The points may be given as $(a\cos \alpha, b\sin \alpha)$ and $(-a\sin \alpha , b \cos \alpha )$, then their midpoint is given as: $\left( \frac{a}{2} (\cos \alpha - \sin \alpha) , \frac{b}{2} (\cos \alpha + \sin \alpha) \right)=(\kappa, \beta)$, the equation of chord given midpoint of ellipse is:
$$ \frac{\kappa X}{a^2} + \frac{\beta Y}{b^2} = \frac{\kappa^2}{a^2} + \frac{\beta^2}{b^2} $$
Let $u= \frac{\cos \alpha - \sin \alpha}{2}$ and $ v=\frac{\cos \alpha + \sin \alpha}{2}$, then our equation becomes:
$$\frac{ uX}{a} + \frac{ vY}{b} = u^2 + v^2 $$
Foot of perpendicular from origin for above line is given as:
$$ \frac{ax}{u}= \frac{by}{v}= \frac{(ab)^2 (u^2 +v^2)}{b^2u^2 +a^2v^2}$$
$ax= u(\frac{(ab)^2 (u^2 +v^2)}{b^2u^2 +a^2v^2})$
and $by =v (\frac{(ab)^2 (u^2 +v^2)}{b^2u^2 +a^2v^2})$, following the last line of this answer, I squared and added:
$$(ax)^2 + (by)^2 = (ab)^4  \left[ \frac{u^2 +v^2}{b^2 u^2 +a^2v^2} \right]^2= \frac{(ab)^4}{4} \left[ \frac{1}{b^2 u^2 + a^2 v^2}\right]^2$$
How do I write bracketed term in purely $(x,y)$?
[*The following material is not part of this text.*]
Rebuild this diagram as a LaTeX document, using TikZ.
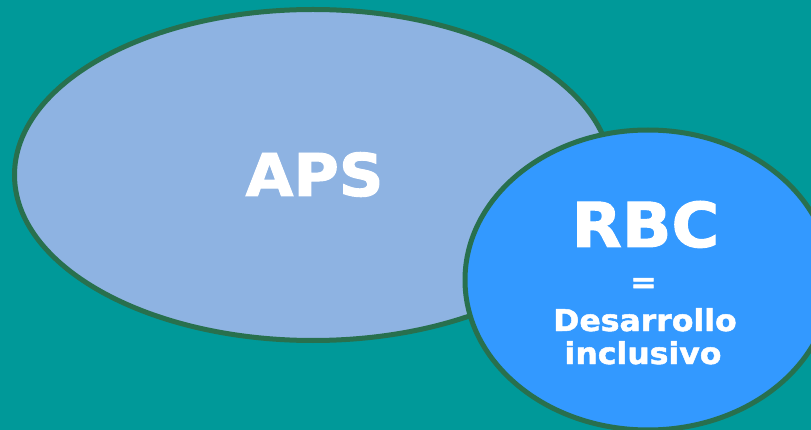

 A: Here's one method to simplify things. First note that :
$$u^2+v^2=1/2$$
Now, consider the equation you found:
$$\frac{ax}{u}= \frac{by}{v}= \frac{a^2b^2 (u^2 +v^2)}{b^2u^2 +a^2v^2}$$
Then:
$$axv=byu\Rightarrow a^2v^2=b^2u^2y^2/x^2\Rightarrow b^2u^2+a^2v^2=b^2u^2\left(\frac{x^2+y^2}{x^2}\right)$$
Plugging this back into one of the equations gives:
$$\frac{ax}{u}=\frac{a^2b^2x^2}{2b^2u^2(x^2+y^2)}\Rightarrow \boxed{u=\frac{ax}{2(x^2+y^2)}}$$
Similarly you will also find
$$\boxed{v=\frac{by}{2(x^2+y^2)}}$$
Squaring and adding them, along with the first equation at the extreme top gives:
$$\frac12=u^2+v^2=\frac{a^2x^2}{4(x^2+y^2)^2}+\frac{b^2y^2}{4(x^2+y^2)^2}$$
$$\Rightarrow \boxed{2(x^2+y^2)^2=a^2x^2+b^2y^2}$$
A: You are missing a $(u^2+v^2)$ when you add $(ax)^2$ and $(by)^2$.
Just in case, you want to finish continuing from the point you got to,
$(ax)^2 + (by)^2 = (ab)^4 (u^2+v^2)  \left[ \frac{u^2 +v^2}{b^2 u^2 +a^2v^2} \right]^2$
$ = \cfrac{(ab)^4}{2}  \left[ \frac{(u/v)^2 +1}{b^2 (u/v)^2 + a^2} \right]^2$
Now note that $\cfrac{u}{v} = \cfrac{ax}{by}$
That leads to $2 (x^2+y^2)^2 = (ax)^2 + (by)^2$
or we could have substituted $u = k a x, v = k by$ in RHS.